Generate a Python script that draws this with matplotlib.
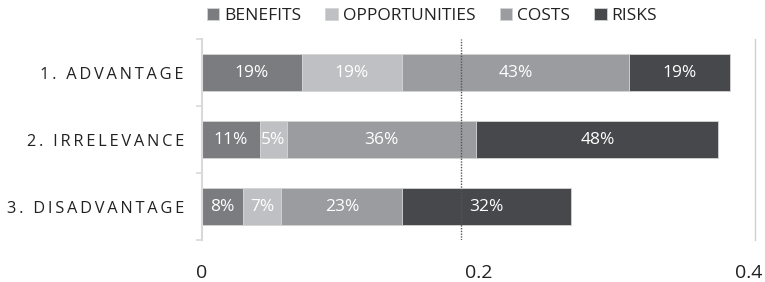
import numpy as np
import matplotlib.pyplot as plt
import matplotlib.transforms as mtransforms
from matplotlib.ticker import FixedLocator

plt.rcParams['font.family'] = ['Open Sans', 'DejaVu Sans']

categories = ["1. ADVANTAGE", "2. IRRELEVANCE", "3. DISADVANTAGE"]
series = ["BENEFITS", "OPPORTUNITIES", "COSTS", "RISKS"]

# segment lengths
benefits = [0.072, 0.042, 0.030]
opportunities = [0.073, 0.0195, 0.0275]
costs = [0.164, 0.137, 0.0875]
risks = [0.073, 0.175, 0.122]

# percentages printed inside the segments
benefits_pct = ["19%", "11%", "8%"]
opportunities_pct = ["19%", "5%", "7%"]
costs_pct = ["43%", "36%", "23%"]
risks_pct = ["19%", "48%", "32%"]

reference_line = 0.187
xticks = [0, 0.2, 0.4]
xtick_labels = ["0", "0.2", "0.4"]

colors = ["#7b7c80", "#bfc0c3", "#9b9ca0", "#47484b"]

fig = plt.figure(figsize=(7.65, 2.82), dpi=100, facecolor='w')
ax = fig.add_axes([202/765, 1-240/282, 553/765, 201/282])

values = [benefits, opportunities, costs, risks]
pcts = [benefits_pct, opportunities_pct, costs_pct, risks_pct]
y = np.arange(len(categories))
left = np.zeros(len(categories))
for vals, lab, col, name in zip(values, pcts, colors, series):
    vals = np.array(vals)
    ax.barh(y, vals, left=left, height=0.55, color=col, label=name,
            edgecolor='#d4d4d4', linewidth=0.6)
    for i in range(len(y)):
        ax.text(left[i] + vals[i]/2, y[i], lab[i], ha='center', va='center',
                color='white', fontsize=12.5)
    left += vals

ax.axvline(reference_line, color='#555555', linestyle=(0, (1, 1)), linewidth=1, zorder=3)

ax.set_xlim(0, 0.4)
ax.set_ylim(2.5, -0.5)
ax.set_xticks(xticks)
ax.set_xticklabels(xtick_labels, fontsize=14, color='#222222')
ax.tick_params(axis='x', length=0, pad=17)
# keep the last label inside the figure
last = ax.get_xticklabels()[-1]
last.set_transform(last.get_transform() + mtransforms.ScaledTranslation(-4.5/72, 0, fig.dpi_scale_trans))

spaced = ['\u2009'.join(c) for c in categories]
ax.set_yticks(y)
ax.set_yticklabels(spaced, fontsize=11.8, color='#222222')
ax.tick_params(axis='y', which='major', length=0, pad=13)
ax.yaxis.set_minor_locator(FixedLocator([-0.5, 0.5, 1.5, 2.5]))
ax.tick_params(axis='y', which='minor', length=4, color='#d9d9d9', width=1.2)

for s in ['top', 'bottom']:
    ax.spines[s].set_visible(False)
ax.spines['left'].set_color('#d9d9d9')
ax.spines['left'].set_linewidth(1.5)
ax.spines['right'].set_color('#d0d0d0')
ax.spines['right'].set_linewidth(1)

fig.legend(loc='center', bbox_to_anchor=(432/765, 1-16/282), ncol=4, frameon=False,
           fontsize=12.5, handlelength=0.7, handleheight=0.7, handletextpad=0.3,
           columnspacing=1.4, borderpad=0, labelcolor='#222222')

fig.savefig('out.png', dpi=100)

----

→ EXERCISE DETAILS
Up to and including the line containing "plt.rcParams['font.family'] = ['Open", repeat every line from the start of the data, but none of the pictures.

→ RESULT FOR THIS EXERCISE
Generate a Python script that draws this with matplotlib.
import numpy as np
import matplotlib.pyplot as plt
import matplotlib.transforms as mtransforms
from matplotlib.ticker import FixedLocator

plt.rcParams['font.family'] = ['Open Sans', 'DejaVu Sans']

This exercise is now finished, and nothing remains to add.